── Records for this exercise ──

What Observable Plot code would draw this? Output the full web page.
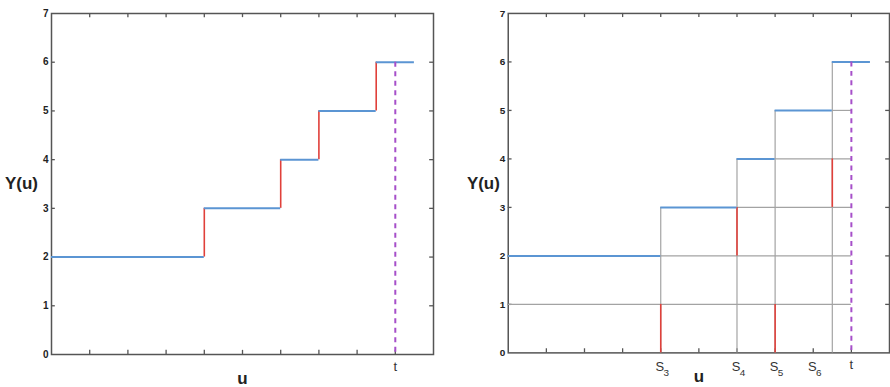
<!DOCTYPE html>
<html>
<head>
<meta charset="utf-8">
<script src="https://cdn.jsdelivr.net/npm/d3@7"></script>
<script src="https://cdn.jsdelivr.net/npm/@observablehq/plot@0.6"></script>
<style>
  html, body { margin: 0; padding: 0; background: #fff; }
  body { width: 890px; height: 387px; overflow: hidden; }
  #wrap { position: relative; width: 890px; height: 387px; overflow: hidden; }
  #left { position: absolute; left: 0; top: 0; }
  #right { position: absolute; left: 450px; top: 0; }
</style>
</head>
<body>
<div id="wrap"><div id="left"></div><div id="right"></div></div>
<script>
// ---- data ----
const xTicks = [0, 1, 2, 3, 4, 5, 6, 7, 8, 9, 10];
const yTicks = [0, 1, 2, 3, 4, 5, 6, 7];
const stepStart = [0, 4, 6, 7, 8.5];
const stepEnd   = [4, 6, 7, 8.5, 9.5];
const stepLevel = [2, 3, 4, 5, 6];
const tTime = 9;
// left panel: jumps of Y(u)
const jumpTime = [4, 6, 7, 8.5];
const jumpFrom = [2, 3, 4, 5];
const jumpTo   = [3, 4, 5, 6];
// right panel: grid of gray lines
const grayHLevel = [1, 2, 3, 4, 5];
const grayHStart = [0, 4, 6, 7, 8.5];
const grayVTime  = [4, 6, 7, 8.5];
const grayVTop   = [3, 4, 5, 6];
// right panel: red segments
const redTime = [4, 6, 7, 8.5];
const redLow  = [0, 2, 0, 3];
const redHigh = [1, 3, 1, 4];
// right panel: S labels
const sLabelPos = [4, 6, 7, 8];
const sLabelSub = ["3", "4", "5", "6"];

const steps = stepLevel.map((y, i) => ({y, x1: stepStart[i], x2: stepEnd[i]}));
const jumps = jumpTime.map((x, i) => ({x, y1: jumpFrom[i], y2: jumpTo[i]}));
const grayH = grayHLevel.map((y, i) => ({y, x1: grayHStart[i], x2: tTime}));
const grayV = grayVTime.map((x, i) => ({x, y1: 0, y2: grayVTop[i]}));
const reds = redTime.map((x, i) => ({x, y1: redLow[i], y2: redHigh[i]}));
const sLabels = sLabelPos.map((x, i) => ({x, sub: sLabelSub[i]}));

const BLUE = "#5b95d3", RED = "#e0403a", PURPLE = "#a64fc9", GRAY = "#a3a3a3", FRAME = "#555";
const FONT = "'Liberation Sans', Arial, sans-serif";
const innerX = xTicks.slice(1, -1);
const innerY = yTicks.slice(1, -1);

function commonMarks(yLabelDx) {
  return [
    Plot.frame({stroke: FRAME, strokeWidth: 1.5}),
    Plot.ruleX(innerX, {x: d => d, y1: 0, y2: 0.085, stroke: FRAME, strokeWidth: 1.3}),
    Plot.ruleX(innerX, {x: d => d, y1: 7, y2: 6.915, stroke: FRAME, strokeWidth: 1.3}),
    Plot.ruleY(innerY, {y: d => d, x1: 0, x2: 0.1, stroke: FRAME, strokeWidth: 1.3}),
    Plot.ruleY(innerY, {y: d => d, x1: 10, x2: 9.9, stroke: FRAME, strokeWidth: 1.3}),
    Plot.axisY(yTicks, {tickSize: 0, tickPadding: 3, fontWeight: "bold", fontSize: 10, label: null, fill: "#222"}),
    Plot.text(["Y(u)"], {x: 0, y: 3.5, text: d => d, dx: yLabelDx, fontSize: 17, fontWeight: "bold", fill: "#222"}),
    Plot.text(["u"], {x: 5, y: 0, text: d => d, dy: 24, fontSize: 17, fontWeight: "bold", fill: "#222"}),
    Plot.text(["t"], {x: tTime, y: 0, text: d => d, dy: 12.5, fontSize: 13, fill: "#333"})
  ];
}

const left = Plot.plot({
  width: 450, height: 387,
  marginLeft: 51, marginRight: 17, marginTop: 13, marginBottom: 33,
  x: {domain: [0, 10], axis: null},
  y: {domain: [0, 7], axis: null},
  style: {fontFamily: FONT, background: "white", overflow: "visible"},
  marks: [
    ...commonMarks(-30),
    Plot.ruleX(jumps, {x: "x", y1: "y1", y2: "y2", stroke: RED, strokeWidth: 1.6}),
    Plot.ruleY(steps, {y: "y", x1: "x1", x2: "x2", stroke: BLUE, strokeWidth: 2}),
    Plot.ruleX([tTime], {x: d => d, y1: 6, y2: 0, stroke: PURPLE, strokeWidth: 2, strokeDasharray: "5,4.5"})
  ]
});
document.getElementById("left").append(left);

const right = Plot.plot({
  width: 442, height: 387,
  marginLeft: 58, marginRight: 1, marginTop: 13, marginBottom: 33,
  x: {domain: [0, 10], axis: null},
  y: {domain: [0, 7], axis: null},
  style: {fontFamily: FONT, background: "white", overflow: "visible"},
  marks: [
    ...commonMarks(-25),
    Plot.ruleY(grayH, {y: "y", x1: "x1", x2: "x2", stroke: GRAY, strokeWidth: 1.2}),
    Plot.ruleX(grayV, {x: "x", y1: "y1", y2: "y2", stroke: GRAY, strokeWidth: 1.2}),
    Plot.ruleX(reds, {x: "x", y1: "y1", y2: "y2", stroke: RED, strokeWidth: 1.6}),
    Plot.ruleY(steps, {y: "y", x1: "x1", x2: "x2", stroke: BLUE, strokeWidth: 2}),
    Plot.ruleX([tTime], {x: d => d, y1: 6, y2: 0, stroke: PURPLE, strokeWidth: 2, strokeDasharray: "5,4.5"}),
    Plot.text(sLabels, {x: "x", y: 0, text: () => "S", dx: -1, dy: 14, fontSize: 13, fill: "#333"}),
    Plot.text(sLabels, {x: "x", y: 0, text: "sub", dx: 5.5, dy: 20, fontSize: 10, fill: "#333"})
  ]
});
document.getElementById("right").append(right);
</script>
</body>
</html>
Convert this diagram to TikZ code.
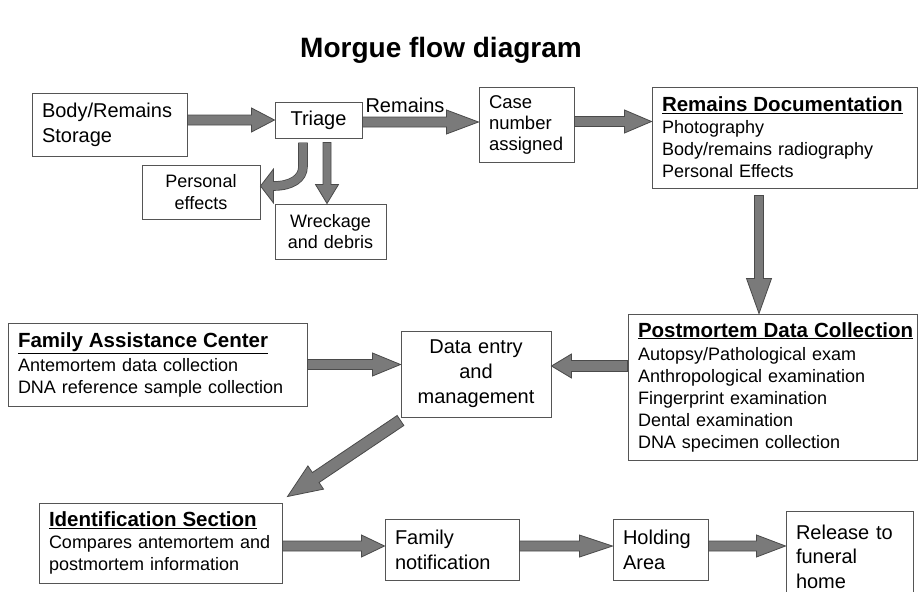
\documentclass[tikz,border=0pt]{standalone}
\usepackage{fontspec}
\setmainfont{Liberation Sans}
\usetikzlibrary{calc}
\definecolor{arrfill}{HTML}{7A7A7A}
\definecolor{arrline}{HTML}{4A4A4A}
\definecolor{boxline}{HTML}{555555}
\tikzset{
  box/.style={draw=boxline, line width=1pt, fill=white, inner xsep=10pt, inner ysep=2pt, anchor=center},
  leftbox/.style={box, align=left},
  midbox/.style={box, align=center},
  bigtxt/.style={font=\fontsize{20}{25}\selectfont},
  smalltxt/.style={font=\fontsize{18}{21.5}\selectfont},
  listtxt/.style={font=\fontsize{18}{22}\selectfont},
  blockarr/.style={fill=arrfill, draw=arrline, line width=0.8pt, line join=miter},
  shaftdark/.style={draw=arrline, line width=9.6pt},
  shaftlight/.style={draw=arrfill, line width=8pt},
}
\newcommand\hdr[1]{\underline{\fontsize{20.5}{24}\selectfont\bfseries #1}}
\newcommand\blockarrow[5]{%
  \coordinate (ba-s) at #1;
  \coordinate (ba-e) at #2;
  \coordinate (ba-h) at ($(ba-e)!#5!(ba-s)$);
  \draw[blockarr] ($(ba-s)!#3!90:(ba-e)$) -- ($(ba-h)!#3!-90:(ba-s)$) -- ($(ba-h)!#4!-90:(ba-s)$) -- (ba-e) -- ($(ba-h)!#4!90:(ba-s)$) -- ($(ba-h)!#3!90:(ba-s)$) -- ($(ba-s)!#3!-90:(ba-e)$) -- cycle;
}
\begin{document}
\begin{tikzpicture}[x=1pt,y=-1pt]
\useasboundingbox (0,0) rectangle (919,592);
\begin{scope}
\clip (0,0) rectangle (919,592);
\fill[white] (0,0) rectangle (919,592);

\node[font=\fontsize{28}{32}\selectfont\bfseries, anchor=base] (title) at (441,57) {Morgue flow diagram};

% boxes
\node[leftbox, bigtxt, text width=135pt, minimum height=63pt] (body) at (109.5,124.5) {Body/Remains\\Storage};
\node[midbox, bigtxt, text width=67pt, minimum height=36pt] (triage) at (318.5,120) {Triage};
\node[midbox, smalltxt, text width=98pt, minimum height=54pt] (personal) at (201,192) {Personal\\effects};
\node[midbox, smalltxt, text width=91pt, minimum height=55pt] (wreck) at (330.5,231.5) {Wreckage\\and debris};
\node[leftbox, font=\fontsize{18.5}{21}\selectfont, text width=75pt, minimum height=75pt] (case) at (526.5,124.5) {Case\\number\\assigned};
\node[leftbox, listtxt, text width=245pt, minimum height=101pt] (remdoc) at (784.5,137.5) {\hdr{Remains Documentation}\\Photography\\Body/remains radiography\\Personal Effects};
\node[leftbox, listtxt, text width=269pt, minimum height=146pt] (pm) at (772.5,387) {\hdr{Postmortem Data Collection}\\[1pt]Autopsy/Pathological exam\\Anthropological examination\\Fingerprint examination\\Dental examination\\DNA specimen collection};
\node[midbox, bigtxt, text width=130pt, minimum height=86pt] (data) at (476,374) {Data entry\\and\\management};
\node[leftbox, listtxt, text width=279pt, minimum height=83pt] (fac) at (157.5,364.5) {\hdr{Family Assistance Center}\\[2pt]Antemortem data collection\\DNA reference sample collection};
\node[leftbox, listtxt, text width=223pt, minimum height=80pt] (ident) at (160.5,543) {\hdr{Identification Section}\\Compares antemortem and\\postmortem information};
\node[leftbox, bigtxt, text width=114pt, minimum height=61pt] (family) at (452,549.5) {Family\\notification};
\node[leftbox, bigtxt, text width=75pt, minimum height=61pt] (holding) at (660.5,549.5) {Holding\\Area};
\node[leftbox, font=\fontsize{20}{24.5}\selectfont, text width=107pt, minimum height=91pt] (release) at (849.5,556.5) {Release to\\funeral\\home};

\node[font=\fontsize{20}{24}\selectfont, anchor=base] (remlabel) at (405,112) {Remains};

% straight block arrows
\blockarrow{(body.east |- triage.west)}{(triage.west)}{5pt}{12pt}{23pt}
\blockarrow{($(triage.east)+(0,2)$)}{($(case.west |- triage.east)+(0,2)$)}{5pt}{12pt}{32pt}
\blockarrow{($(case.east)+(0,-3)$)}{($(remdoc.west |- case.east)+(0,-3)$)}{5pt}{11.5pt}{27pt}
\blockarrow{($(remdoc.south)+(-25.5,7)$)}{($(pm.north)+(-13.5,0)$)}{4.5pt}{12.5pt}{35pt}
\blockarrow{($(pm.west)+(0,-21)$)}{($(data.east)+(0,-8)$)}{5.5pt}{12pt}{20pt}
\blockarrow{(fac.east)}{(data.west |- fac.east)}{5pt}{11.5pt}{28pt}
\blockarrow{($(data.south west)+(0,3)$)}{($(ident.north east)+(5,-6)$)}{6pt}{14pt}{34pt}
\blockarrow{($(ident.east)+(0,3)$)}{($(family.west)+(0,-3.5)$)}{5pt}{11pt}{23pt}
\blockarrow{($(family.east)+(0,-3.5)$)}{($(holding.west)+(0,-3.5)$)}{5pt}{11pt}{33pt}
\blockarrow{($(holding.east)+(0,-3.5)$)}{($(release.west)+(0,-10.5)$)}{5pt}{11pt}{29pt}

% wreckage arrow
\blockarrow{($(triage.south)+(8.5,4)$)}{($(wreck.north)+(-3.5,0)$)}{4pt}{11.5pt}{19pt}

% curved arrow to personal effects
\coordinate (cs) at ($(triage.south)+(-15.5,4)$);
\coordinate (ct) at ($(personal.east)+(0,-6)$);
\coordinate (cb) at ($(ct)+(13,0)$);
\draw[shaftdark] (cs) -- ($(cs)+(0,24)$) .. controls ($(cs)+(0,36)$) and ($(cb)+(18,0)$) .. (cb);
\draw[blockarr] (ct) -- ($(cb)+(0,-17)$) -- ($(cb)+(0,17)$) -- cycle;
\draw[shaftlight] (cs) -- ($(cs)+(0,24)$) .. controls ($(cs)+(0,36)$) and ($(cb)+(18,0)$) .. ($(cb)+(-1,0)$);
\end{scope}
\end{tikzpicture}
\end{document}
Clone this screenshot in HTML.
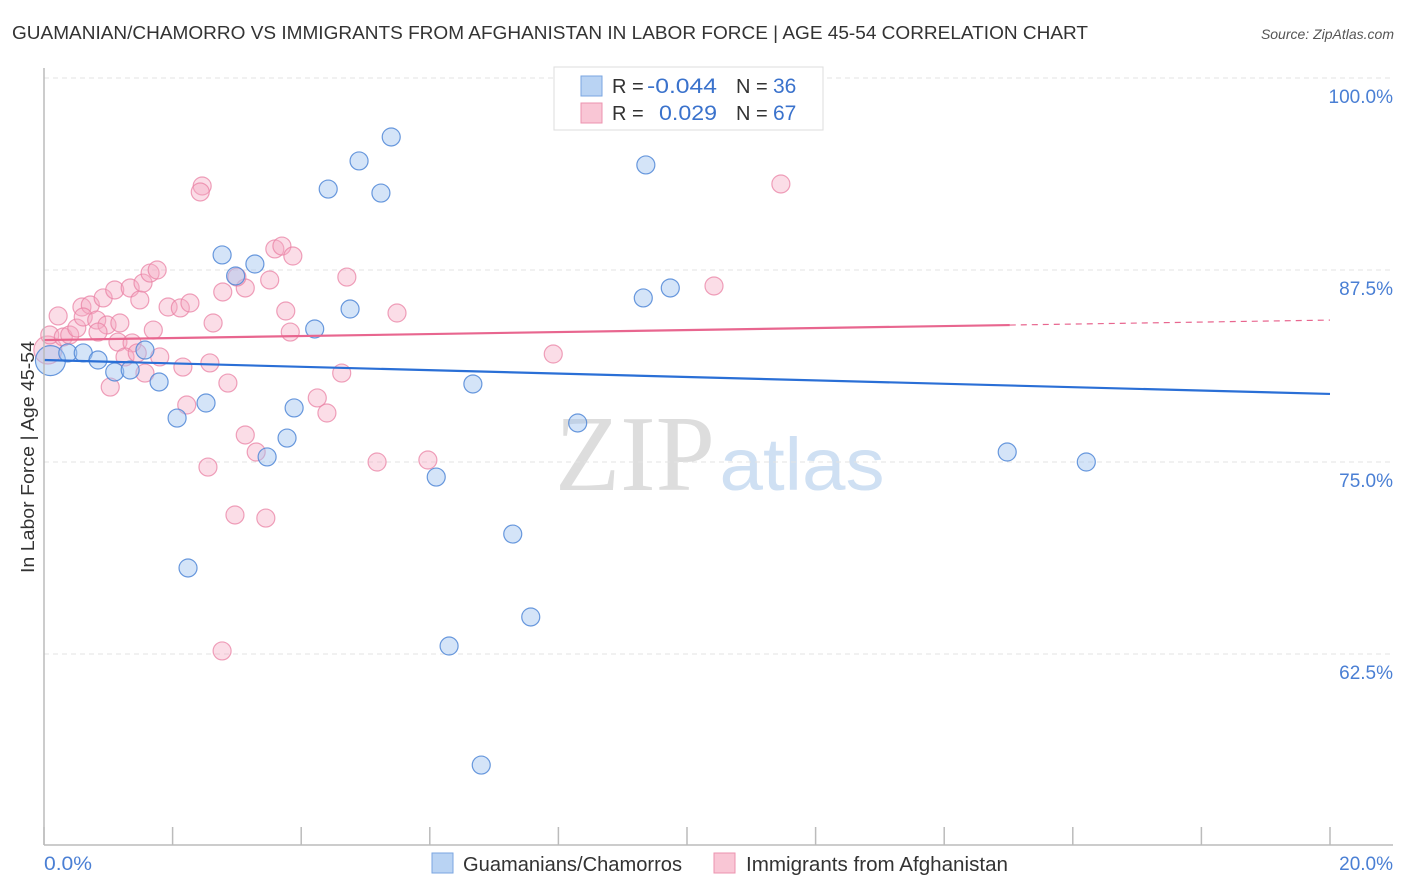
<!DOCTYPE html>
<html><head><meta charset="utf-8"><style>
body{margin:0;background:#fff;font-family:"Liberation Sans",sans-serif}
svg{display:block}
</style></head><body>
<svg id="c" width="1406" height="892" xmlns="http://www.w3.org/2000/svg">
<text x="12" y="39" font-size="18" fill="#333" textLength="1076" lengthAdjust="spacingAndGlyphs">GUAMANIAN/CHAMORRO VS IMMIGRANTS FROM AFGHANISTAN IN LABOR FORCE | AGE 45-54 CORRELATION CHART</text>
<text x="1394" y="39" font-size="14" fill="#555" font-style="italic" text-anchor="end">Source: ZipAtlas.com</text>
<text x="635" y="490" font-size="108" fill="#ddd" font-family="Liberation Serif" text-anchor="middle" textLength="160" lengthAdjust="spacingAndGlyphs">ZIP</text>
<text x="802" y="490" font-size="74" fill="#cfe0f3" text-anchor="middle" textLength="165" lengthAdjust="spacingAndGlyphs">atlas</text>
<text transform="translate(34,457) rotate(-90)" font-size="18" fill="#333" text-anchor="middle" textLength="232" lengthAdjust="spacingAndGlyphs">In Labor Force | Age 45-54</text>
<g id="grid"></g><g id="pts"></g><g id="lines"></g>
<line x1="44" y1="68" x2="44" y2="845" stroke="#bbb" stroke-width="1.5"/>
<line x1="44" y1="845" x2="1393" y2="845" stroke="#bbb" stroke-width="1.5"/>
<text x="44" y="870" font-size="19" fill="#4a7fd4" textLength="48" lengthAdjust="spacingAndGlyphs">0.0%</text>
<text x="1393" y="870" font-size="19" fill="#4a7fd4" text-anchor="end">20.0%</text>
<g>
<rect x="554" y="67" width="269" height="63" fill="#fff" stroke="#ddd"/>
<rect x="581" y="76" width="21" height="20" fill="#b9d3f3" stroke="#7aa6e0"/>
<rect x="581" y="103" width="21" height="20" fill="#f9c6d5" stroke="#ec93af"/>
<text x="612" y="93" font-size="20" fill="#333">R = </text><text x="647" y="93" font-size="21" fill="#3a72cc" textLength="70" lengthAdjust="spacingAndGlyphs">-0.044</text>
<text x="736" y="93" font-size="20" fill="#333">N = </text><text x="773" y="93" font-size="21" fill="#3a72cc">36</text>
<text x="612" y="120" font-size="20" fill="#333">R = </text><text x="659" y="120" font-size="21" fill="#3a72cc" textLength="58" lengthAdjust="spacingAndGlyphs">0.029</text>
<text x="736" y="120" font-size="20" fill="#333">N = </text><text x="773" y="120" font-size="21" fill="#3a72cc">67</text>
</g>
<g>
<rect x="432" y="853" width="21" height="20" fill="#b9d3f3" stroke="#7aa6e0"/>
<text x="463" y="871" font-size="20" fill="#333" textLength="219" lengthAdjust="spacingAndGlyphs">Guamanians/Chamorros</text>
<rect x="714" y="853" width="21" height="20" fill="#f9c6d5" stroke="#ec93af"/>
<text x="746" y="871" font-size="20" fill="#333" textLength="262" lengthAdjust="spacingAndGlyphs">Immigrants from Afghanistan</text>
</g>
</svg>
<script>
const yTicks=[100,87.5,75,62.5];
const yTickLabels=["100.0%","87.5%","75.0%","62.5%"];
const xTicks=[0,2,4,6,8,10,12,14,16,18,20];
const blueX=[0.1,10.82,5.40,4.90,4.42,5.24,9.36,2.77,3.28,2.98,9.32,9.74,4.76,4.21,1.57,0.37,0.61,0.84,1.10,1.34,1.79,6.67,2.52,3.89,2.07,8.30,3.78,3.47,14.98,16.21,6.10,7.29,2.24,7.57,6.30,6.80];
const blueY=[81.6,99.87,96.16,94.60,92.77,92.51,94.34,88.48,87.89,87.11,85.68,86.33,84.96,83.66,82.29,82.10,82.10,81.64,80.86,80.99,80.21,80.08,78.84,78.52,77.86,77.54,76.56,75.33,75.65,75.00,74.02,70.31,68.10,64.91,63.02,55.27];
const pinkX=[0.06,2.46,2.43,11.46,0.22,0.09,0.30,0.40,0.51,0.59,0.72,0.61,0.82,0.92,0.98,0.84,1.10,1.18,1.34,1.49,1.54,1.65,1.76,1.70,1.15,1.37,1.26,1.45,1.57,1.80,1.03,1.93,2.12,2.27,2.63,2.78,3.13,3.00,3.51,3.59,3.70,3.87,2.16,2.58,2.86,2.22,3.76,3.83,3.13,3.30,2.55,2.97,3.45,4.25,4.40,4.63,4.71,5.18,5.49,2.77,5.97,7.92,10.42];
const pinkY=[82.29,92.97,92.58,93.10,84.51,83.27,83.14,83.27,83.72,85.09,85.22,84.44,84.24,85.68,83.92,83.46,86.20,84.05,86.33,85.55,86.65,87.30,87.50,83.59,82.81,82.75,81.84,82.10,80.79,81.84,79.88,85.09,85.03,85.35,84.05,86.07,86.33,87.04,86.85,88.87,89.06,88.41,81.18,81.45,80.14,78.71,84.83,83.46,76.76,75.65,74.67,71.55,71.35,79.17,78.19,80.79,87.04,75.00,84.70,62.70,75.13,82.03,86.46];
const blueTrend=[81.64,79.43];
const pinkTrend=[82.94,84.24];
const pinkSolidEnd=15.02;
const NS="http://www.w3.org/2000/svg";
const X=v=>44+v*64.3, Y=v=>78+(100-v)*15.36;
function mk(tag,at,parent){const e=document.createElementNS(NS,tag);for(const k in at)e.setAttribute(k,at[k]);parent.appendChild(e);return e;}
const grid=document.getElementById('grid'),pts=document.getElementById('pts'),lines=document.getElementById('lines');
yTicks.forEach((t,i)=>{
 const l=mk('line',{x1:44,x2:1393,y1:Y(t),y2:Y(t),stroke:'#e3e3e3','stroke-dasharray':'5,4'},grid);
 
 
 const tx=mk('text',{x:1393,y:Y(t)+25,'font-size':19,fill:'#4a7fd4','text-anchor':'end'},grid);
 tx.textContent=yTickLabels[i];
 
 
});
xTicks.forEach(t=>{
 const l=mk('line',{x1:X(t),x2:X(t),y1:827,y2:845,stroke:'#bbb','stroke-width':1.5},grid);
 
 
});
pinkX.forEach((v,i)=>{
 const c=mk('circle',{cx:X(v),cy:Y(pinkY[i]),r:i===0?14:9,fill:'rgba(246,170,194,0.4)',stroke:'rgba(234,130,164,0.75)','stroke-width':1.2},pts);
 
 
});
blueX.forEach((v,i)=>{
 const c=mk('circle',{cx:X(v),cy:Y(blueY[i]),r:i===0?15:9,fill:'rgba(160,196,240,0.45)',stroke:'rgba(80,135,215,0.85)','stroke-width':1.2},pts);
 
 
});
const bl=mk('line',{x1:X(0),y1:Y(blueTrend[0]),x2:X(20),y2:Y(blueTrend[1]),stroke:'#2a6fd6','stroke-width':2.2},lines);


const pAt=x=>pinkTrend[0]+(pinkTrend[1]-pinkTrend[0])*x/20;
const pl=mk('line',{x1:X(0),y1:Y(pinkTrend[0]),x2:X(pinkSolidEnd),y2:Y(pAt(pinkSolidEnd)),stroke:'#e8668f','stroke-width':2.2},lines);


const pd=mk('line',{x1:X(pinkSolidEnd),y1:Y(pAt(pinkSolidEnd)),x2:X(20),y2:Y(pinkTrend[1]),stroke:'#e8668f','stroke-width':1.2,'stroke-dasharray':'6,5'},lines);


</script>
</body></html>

───

§ Problem requirements: Above are the records; copy every line in them that holds the word "diagram".

§ Complete output:
Convert this diagram to TikZ code.
\node[font=\fontsize{28}{32}\selectfont\bfseries, anchor=base] (title) at (441,57) {Morgue flow diagram};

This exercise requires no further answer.